• Instruction: Quote word for word the lines below, beginning with the first and ending with the one that has "E, g = 108.9, 0.023". Drop the pictures.

• Data extract:
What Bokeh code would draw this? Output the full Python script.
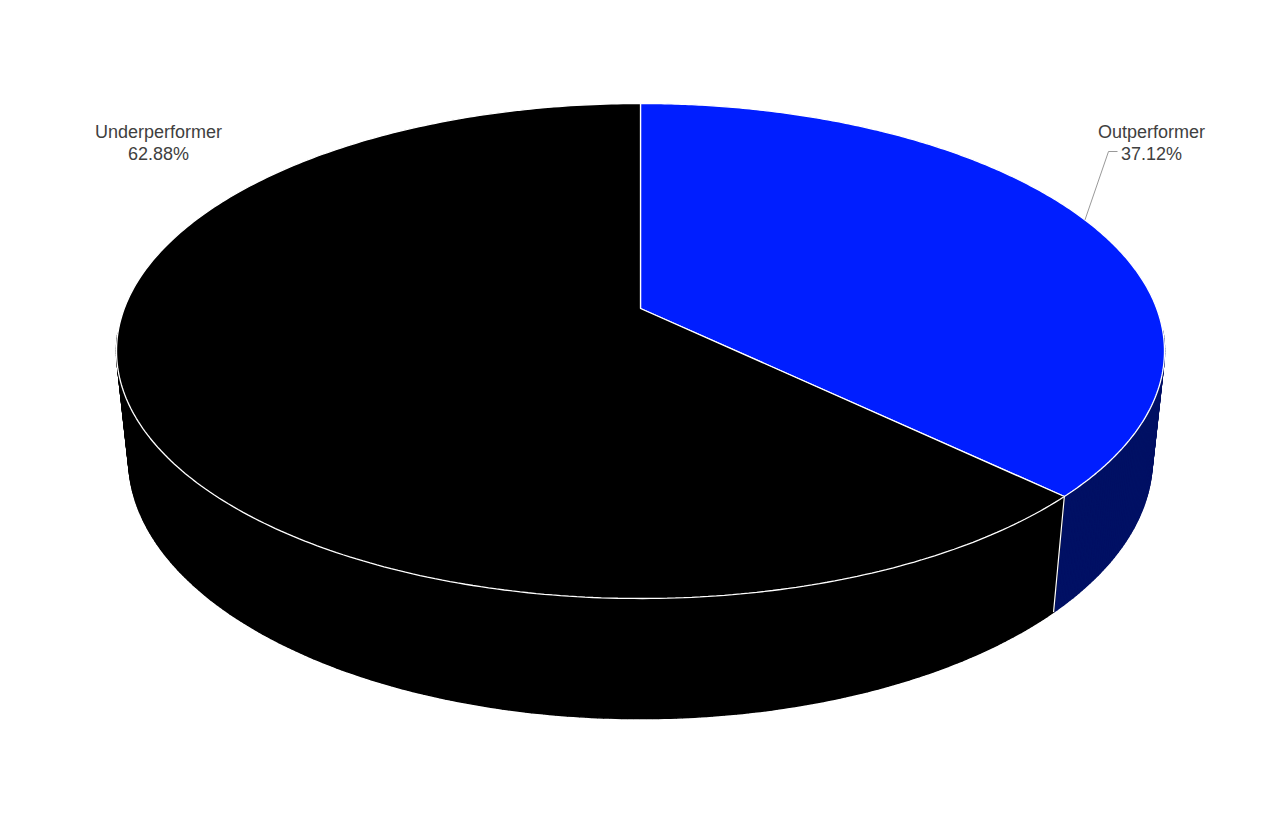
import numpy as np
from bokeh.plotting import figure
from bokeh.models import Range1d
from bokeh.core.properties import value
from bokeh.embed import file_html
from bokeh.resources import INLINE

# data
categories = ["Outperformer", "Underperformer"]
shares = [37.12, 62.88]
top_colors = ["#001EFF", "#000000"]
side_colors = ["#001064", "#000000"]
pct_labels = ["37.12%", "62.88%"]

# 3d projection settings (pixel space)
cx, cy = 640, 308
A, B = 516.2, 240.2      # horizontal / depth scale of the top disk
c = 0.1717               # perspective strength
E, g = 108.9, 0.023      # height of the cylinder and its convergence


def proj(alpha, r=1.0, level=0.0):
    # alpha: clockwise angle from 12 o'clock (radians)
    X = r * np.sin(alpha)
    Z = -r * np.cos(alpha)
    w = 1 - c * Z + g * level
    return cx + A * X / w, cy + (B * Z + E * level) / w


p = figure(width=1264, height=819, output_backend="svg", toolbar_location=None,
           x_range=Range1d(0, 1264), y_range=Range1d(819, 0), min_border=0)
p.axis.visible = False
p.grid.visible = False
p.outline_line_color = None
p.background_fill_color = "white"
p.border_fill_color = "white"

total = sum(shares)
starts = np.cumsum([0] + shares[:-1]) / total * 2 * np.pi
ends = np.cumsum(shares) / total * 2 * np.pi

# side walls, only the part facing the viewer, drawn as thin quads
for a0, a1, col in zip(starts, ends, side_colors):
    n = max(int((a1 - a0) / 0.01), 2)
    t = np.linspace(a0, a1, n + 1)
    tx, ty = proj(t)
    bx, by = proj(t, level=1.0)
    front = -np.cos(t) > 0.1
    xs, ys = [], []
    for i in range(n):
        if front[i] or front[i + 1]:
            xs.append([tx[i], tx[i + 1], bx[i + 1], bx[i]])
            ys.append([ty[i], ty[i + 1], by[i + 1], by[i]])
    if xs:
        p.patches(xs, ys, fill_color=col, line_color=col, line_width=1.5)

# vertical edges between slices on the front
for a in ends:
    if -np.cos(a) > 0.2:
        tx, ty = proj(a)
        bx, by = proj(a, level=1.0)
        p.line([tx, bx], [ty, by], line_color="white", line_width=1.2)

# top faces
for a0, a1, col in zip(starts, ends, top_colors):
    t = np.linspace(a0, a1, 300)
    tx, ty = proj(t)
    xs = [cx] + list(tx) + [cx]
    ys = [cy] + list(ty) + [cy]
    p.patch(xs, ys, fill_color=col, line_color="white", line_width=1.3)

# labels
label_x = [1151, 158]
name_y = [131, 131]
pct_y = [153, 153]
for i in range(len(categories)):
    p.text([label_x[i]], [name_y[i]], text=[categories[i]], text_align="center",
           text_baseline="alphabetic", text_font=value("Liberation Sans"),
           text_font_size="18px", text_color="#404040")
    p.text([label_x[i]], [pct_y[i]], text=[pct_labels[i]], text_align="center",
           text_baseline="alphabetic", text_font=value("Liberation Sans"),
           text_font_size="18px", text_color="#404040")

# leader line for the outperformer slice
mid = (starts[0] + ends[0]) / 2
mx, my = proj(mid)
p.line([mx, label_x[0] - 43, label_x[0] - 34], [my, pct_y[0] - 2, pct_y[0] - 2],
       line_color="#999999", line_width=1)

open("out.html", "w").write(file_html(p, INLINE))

• Finished answer:
What Bokeh code would draw this? Output the full Python script.
import numpy as np
from bokeh.plotting import figure
from bokeh.models import Range1d
from bokeh.core.properties import value
from bokeh.embed import file_html
from bokeh.resources import INLINE

# data
categories = ["Outperformer", "Underperformer"]
shares = [37.12, 62.88]
top_colors = ["#001EFF", "#000000"]
side_colors = ["#001064", "#000000"]
pct_labels = ["37.12%", "62.88%"]

# 3d projection settings (pixel space)
cx, cy = 640, 308
A, B = 516.2, 240.2      # horizontal / depth scale of the top disk
c = 0.1717               # perspective strength
E, g = 108.9, 0.023      # height of the cylinder and its convergence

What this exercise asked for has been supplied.